• [SET EXERCISE] Each line holding the word "that" counts once; give the total and nothing more.

• [SOURCE MATERIAL]
((
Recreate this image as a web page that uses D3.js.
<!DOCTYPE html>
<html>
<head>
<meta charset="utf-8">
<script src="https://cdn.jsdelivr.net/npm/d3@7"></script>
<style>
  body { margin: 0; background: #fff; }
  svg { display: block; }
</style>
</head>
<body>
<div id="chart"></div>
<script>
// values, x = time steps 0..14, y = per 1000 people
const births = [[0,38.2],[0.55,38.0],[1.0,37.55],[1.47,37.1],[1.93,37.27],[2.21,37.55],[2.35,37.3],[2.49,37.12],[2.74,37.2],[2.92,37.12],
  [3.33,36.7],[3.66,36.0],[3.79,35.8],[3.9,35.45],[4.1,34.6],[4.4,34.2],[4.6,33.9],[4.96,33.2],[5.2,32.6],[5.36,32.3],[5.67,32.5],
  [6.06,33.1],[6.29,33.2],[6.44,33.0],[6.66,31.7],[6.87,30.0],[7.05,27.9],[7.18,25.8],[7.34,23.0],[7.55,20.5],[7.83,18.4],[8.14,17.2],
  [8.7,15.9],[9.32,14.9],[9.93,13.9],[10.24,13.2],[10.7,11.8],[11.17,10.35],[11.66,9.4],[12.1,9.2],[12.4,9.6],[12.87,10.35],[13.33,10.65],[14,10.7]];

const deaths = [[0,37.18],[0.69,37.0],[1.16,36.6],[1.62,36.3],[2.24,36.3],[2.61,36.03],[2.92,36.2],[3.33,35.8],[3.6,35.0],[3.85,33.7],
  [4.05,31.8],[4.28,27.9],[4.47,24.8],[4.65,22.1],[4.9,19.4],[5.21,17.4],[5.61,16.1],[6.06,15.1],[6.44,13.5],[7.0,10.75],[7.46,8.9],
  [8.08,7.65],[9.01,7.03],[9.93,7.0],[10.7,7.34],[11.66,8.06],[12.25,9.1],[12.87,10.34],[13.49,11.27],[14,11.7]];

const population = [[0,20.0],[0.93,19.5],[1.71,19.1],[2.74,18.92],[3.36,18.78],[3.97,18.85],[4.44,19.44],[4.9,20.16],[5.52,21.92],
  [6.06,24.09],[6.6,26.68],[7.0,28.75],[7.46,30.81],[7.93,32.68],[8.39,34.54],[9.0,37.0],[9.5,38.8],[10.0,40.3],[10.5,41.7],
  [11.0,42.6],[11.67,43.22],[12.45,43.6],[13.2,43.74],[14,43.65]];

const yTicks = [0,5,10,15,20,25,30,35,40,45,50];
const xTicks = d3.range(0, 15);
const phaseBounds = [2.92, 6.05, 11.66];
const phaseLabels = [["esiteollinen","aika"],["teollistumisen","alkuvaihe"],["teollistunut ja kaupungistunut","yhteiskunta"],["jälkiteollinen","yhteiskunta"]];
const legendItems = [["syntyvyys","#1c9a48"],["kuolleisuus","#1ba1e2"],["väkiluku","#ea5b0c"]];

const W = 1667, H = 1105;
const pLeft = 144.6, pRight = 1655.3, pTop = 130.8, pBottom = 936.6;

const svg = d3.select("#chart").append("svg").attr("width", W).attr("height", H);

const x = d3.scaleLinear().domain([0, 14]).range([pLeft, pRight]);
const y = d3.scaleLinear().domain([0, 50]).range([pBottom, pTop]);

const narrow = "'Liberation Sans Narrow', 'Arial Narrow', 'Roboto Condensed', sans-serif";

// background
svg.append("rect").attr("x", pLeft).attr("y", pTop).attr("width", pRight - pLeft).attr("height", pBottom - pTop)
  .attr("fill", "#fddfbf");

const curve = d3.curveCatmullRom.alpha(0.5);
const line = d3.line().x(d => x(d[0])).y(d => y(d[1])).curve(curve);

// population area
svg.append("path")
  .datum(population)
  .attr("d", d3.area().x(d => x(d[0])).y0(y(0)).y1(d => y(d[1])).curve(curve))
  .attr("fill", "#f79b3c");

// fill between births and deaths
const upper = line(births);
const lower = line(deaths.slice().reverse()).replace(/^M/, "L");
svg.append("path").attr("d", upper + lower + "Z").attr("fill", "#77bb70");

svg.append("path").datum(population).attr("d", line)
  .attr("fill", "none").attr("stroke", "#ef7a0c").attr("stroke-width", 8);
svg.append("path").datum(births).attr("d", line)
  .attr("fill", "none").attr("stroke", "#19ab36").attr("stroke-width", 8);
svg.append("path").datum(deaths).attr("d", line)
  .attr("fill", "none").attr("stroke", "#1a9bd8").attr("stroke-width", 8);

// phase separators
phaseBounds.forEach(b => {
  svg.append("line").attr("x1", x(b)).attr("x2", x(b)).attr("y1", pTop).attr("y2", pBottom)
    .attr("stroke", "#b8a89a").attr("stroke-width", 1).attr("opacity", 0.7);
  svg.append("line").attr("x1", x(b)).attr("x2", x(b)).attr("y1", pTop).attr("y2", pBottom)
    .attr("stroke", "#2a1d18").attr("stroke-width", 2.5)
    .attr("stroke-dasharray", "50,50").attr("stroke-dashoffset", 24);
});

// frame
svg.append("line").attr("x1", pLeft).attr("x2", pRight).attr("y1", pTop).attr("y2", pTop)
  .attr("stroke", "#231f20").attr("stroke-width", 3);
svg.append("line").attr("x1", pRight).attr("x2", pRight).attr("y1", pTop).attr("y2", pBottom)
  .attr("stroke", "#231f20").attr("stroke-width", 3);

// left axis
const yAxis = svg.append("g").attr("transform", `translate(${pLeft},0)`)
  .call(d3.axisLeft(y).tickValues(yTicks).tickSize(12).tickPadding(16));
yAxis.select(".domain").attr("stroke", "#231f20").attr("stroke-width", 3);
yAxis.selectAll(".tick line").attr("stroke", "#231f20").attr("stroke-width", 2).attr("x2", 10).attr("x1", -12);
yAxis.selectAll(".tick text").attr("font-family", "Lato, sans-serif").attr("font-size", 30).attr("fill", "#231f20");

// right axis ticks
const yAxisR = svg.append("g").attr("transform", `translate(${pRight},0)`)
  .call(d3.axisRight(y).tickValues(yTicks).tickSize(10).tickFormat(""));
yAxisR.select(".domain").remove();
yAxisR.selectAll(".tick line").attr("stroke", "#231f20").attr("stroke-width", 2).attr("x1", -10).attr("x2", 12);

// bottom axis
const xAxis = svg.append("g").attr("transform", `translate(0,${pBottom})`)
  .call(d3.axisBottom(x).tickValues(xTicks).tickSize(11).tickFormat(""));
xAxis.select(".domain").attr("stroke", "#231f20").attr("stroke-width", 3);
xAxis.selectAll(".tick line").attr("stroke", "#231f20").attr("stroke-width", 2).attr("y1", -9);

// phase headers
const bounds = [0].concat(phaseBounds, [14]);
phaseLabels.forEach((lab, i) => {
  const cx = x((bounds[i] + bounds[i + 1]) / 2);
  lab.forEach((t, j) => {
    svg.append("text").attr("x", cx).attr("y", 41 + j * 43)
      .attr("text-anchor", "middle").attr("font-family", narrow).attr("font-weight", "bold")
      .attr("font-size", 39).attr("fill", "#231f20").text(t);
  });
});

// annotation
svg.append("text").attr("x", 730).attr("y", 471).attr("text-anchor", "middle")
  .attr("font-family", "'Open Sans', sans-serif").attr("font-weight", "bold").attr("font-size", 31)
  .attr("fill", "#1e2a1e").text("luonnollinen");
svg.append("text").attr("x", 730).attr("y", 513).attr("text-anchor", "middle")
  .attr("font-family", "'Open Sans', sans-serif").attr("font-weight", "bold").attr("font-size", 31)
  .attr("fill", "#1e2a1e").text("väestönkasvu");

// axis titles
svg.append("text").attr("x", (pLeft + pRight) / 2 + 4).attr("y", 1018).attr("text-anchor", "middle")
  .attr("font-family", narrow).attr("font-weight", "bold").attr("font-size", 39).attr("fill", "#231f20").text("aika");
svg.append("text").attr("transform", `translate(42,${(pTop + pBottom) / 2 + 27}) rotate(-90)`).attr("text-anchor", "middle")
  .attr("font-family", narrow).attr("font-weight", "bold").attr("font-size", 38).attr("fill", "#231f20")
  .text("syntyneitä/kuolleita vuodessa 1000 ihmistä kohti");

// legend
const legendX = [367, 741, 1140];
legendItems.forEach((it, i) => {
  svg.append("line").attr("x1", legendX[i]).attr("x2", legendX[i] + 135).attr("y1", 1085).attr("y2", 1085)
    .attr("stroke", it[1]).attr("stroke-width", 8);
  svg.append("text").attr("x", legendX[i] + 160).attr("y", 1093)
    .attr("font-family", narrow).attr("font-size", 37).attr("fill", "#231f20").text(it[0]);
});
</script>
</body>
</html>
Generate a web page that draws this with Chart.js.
))
• [OUTPUT FOR THIS EXERCISE] 2